I had a nice day out today. I wanted to go check out the town of Banská Štiavnica, recommended by LP as “a medieval wonder frozen in time”, but I just noticed that most of their attractions, museums and castles, are closed on Mondays. I will try to go there tomorrow. So I looked at a map and picked at random another nearby town. I settled on Brezno (about 60km away). I like the challenge of trying to figure out how to get to places by public transport, but I am cautious too. I wouldn’t like the idea of getting stuck overnight in some dump of a place. But it’s also a trap to be too cautious and miss out on worthwhile chance experiences. Modern technology makes things pretty easy though. LP has a website for up-to-date bus and train timetables all over Slovakia. Things worked out well. I went by bus at mid-day, spent four hours in Brezno and just got back on a relaxing 1 hour train journey. I was careful however, not to get Brezno (Slovakia) confused with Březno in the Czech Republic!

Here are some pics of the Town Square (Námestie) and nearby buildings, including another “Marian Column”, in gratitude to the Virgin Mary for delivering the town from the plague.

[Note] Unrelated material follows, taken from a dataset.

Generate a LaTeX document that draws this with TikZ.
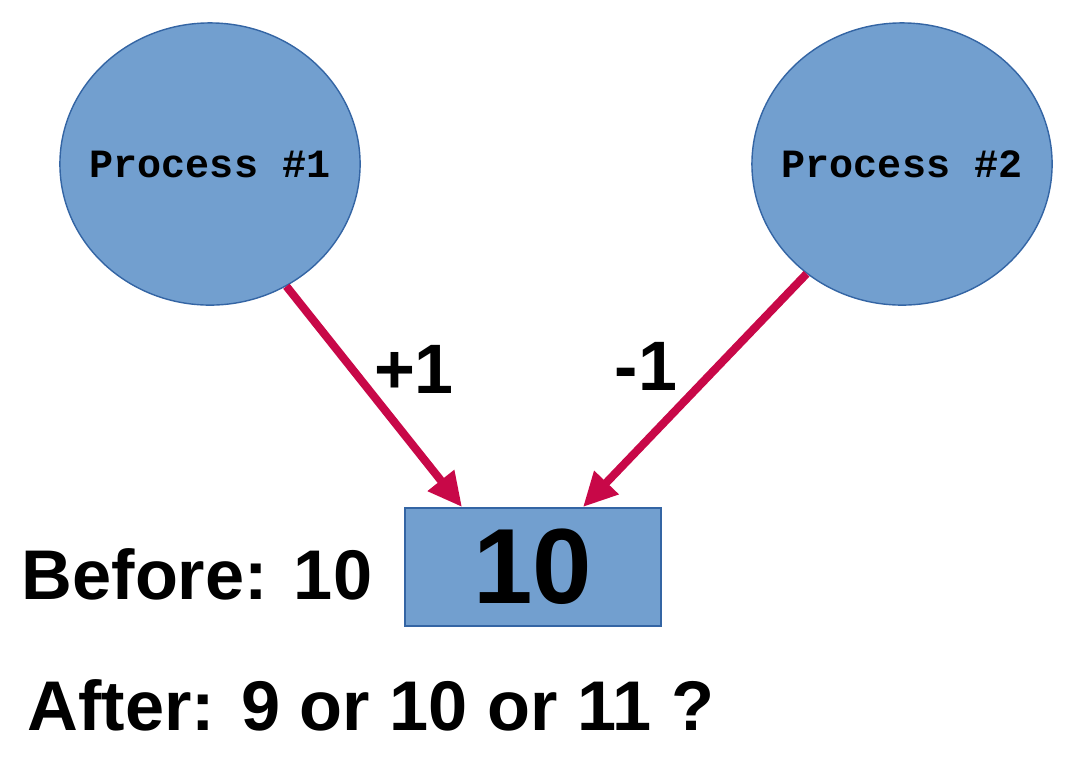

I visited the Museum (entrance fee 1 euro). It had about a dozen rooms with mostly 19th century memorabilia (when this area was part of the Habsburg Austro-Hungarian Empire) concerning the town and neighbouring district,and the daily lives of the inhabitants, including clothes, logging and carpentry, metalwork, pottery, agriculture and livestock (especially sheep and milk and cheese production!) etc.